A few weeks ago, my sweet husband took me out for ice cream. One of our favorite date night activities is eating food and ice cream is no exception. It’s hands down my favorite dessert, and it’s pretty high up there for him, too.

However, along with my ice cream affinity, I’ve got a pretty snobby, picky attitude towards ice cream, too. I don’t like generic grocery store brands, I stick up my nose at pretty much everything soft-serve, and if it has “vanilla” in the name, I won’t touch it. I’m all-chocolate, all-coffee, and all about the sweet, rich & decadent. Hand-dipped is where it’s at, and I guarantee I’ve tried every local creamery in a 15 mile radius of my house.

All that being said, I ordered something out of the ordinary one of the last times we went out – regular moose tracks. (Now, I’d like to point out that extreme moose tracks is one of my favorite flavors. For those of you who don’t know, the extreme version is made with chocolate ice cream instead of vanilla.) I was craving extreme moose tracks, but this creamery didn’t have any. They didn’t even have anything close. So, I branched out and ordered the regular, knowing that I don’t really like vanilla.

So, what happened?

I didn’t like it. But I ate it anyway.

I wished that I’d ordered something chocolate like usual. I like chocolate. I don’t like vanilla. And I know this about myself.

Soon, I noticed that I was having all sorts of strange thoughts running through my head. I was questioning myself, wondering things like:

  • If I eat this dessert and don’t enjoy it, is it a waste of calories?
  • If I don’t love it, should I eat it at all?
  • I’ll never be satisfied if the food isn’t satisfying, right?
  • Sugar isn’t really healthy, so I should at least enjoy it!

D.I.E.T. C.U.L.T.U.R.E

I recognized what my brain was doing, and I caught a wave of sanity amid all my questioning and told my mind to cool it. Then, I ate as much of the ice cream as I could before it melted.

See, contrary to the many messages we receive in the media, eating dessert every day isn’t harmful. Desserts themselves aren’t even harmful. Sugar is not bad, dessert is not dangerous, we don’t need to be afraid of regular food. Likewise, not every eating experience is a mind-blowing pleasure. Sometimes, food is just regular. And that’s okay!

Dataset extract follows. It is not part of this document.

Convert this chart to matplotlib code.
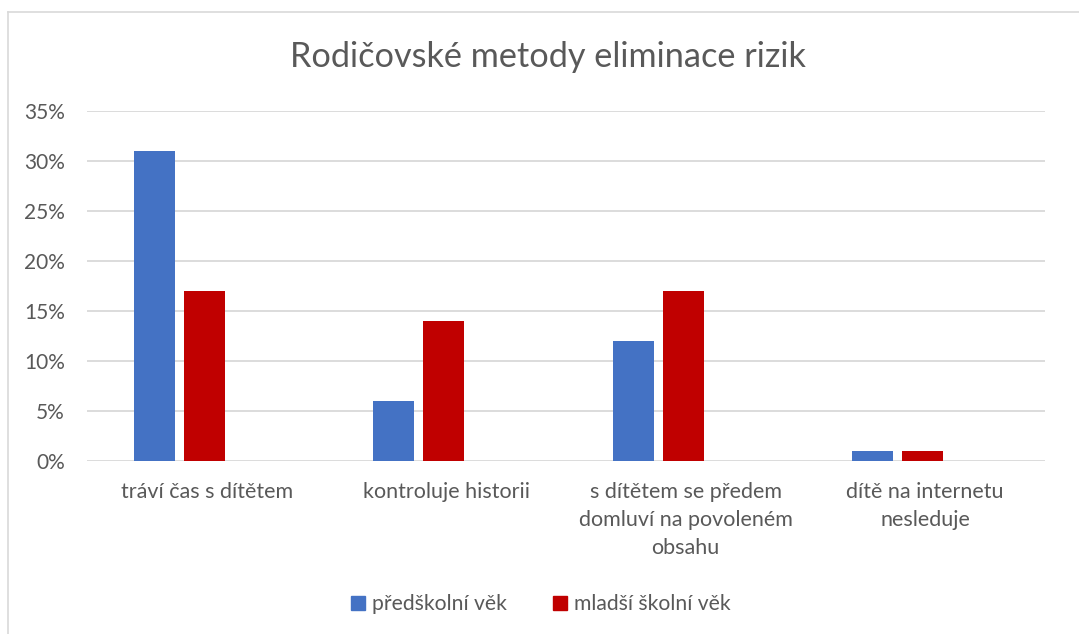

Sure, I was a little disappointed that my ice cream wasn’t as satisfying as I’d hoped it would be. But guess what? I still enjoyed the conversation and walk with my husband, and we had a wonderful time together on a beautiful summer evening. I didn’t mysteriously gain weight because I didn’t enjoy the dessert I ate. (Actually, I can’t confirm/deny this because I don’t weigh myself…but my clothes still fit exactly the same.) I also didn’t spontaneously develop diabetes, I didn’t binge eat, I didn’t even feel uncomfortably full.

The ice cream was just a dessert, like any other dessert I eat, ever. When dessert feels normal, eating new things (or unsatisfying things) doesn’t derail me. I can remember when I was terrified of dessert, and eating something I didn’t love would a) cause a binge, b) cause me to restrict the next day, or c) both.

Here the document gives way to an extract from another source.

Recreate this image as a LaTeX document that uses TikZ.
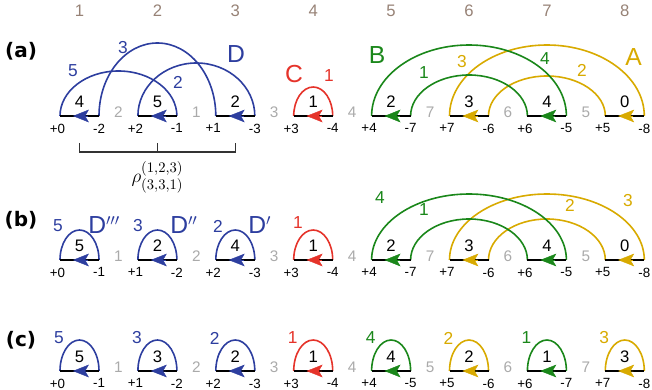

After this (depressing) ice cream episode, I got over it, moved on with my night, and woke up the next morning to eat breakfast like usual. It was a completely regular eating experience, and I’m so grateful that I have those, now.

How do you feel when your eating experience doesn’t meet your expectations? How do you respond?

2 thoughts

  1. This spoke so much to me! Sometimes I forget I’m not the only one affected by small upsets like choosing the wrong flavor of ice cream. I’ve had so many experiences where I let my anxiety take over from a memory I’m having with someone, all because of the stress I have toward “wasting calories.” Now, when I have a normal food experience, I try and remind myself that there’s an awful lot of beauty in all food and not every time we eat is going to be this grand experience. Sometimes food is just food and we just need to trust our bodies to use the energy we’re giving it in a productive and useful way.